J’avoue à ma honte que je l’ai cru son frère[6] ; mais qu’il soit frère ou cousin, il est toujours certain qu’il est l’auteur de l’Écossaise. Il est vrai que, dans le journal que je cite, l’Écossaise n’est pas expressément nommée ; on n’y parle que d’Agis et de Douglas : mais c’est une bagatelle.

Il est si vrai qu’il est l’auteur de l’Écossaise, que j’ai en main plusieurs de ses lettres, par lesquelles il me remercie de l’avoir

  1. Fréron avait fait, comme Voltaire, ses études au collége Louis-le-Grand ; il n’avait pas été plus que lui jésuite. (G. D.)
  2. Le compte que Fréron rend de l’Écossaise avant la représentation remplit 44 pages sur les 72 dont se composait chacun de ses cahiers ; voyez Année littéraire, 1760, tome IV, pages 73-116.
  3. Fréron le dit page 73.
  4. Cette faute n’est pas dans l’Année littéraire. (B.)

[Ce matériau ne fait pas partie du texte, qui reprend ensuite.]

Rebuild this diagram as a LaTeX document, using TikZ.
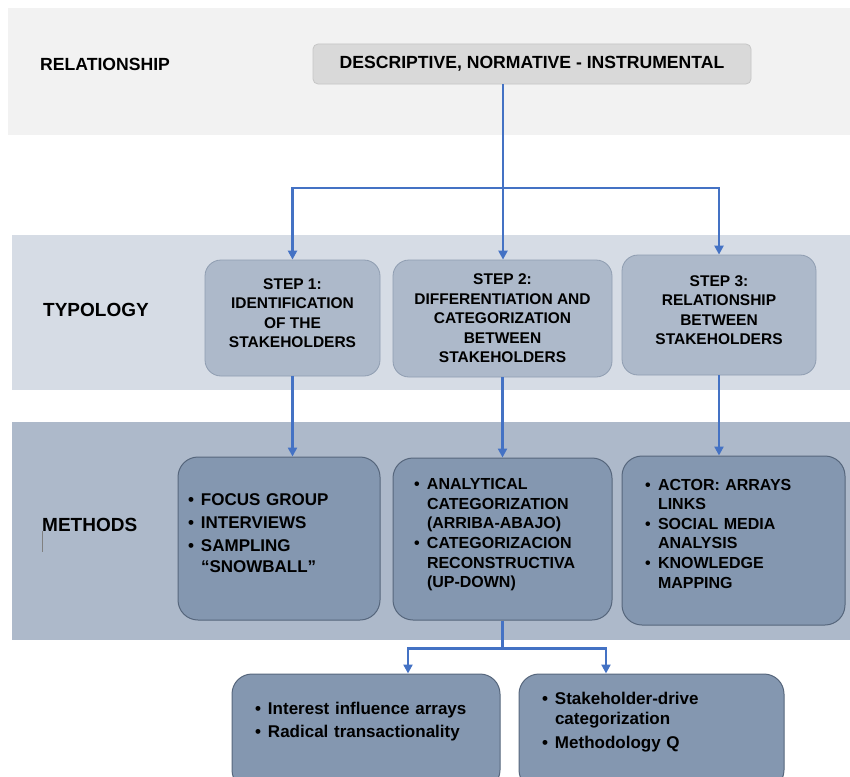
\documentclass[tikz,border=0pt]{standalone}
\usepackage{fontspec}
\setmainfont{Liberation Sans}
\usetikzlibrary{positioning,arrows.meta}

\definecolor{relband}{HTML}{F2F2F2}
\definecolor{typband}{HTML}{D6DCE5}
\definecolor{methband}{HTML}{ADB9CA}
\definecolor{topfill}{HTML}{D9D9D9}
\definecolor{topedge}{HTML}{C6C6C6}
\definecolor{stepfill}{HTML}{ADB9CA}
\definecolor{stepedge}{HTML}{8F9DB1}
\definecolor{methfill}{HTML}{8497B0}
\definecolor{methedge}{HTML}{56667C}
\definecolor{linkblue}{HTML}{4472C4}

\newcommand{\bul}{\makebox[13pt][l]{\textbullet}}
\newcommand{\ind}{\hspace*{13pt}}
% empty last line, lifts the text inside its box
\newcommand{\padbelow}[1]{\\[#1]\mbox{}}

\begin{document}
\begin{tikzpicture}[
        x=1pt, y=-1pt,
        lbl/.style={anchor=west, inner sep=0pt, font=\fontsize{19}{22}\selectfont\bfseries},
        topbox/.style={rectangle, rounded corners=5pt, draw=topedge, fill=topfill, line width=0.8pt, minimum width=438pt, minimum height=40pt, font=\fontsize{17.6}{20}\selectfont\bfseries},
        stepbox/.style={rectangle, rounded corners=16pt, draw=stepedge, fill=stepfill, line width=0.8pt, align=center, font=\fontsize{15.5}{19.5}\selectfont\bfseries},
        methbox/.style={rectangle, rounded corners=20pt, draw=methedge, fill=methfill, line width=1pt, align=left, font=\fontsize{16}{19.6}\selectfont\bfseries},
        link/.style={draw=linkblue, line width=2.4pt},
        arrow/.style={link, -{Triangle[length=9pt,width=9pt]}}
    ]
    \useasboundingbox (0,0) rectangle (850,776);
    \clip (0,0) rectangle (850,776);
    % Bands
    \fill[relband] (8,8) rectangle (850,135);
    \fill[typband] (12,235) rectangle (850,390);
    \fill[methband] (12,422) rectangle (850,640);
    % Row labels
    \node[lbl, font=\fontsize{17.6}{20}\selectfont\bfseries] (rel) at (40,64) {RELATIONSHIP};
    \node[lbl] (typ) at (43,310) {TYPOLOGY};
    \node[lbl] (meth) at (42,525) {METHODS};
    \draw[gray, line width=0.8pt] (42,531) -- (42,552);
    % Nodes
    \node[topbox] (top) at (532,64) {DESCRIPTIVE, NORMATIVE - INSTRUMENTAL};
    \node[stepbox, minimum width=175pt, minimum height=116pt] (s1) at (292.5,318) {STEP 1:\\IDENTIFICATION\\OF THE\\STAKEHOLDERS\padbelow{-9.5pt}};
    \node[stepbox, minimum width=219pt, minimum height=117pt] (s2) at (502.5,318.5) {STEP 2:\\DIFFERENTIATION AND\\CATEGORIZATION\\BETWEEN\\STAKEHOLDERS};
    \node[stepbox, minimum width=194pt, minimum height=120pt] (s3) at (719,315) {STEP 3:\\RELATIONSHIP\\BETWEEN\\STAKEHOLDERS\padbelow{-9.5pt}};
    \node[methbox, text width=182pt, inner xsep=10pt, minimum height=163pt, font=\fontsize{17}{21}\selectfont\bfseries] (m1) at (279,538.5)
        {\bul FOCUS GROUP\\[2pt]\bul INTERVIEWS\\[2pt]\bul SAMPLING\\\ind “SNOWBALL”\padbelow{-11pt}};
    \node[methbox, text width=177pt, inner xsep=21pt, minimum height=162pt] (m2) at (502.5,539)
        {\bul ANALYTICAL\\\ind CATEGORIZATION\\\ind (ARRIBA-ABAJO)\\\bul CATEGORIZACION\\\ind RECONSTRUCTIVA\\\ind (UP-DOWN)\padbelow{-8pt}};
    \node[methbox, text width=177pt, inner xsep=23pt, minimum height=169pt] (m3) at (733.5,540.5)
        {\bul ACTOR: ARRAYS\\\ind LINKS\\\bul SOCIAL MEDIA\\\ind ANALYSIS\\\bul KNOWLEDGE\\\ind MAPPING\padbelow{-5.5pt}};
    \node[methbox, text width=222pt, inner xsep=23pt, minimum height=116pt, font=\fontsize{17}{21}\selectfont\bfseries] (b1) at (366,732)
        {\bul Interest influence arrays\\[2pt]\bul Radical transactionality\padbelow{3pt}};
    \node[methbox, text width=219pt, inner xsep=23pt, minimum height=116pt, font=\fontsize{17}{20}\selectfont\bfseries, right=18pt of b1] (b2)
        {\bul Stakeholder-drive\\\ind categorization\\[4pt]\bul Methodology Q\padbelow{4pt}};
    % Arrows
    \coordinate (fork1) at (503,188);
    \coordinate (fork2) at ([yshift=-28pt]m2.south);
    \draw[link] (top.south -| fork1) -- (fork1);
    \draw[arrow] (fork1) -| (s1.north);
    \draw[arrow] (fork1) -- (fork1 |- s2.north);
    \draw[arrow] (fork1) -| (s3.north);
    \draw[arrow] (s1.south) -- (s1.south |- m1.north);
    \draw[arrow] (s2.south) -- (s2.south |- m2.north);
    \draw[arrow] (s3.south) -- (s3.south |- m3.north);
    \draw[link] (m2.south) -- (fork2);
    \draw[arrow] (fork2) -| ([xshift=42pt]b1.north);
    \draw[arrow] (fork2) -| ([xshift=-45.5pt]b2.north);
\end{tikzpicture}
\end{document}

  5. Cela se lit en effet dans le Journal encyclopédique du 1er avril 1758. L’auteur de l’article était l’abbé Prévost, qui cessa, bientôt après, de travailler à ce journal. Voyez le Mercure, 1766, juillet, tome I, page 94. (B.)
  6. Dans les premières éditions (voyez page 409), la Préface qualifiait M. Hume frère de David Hume. (B.)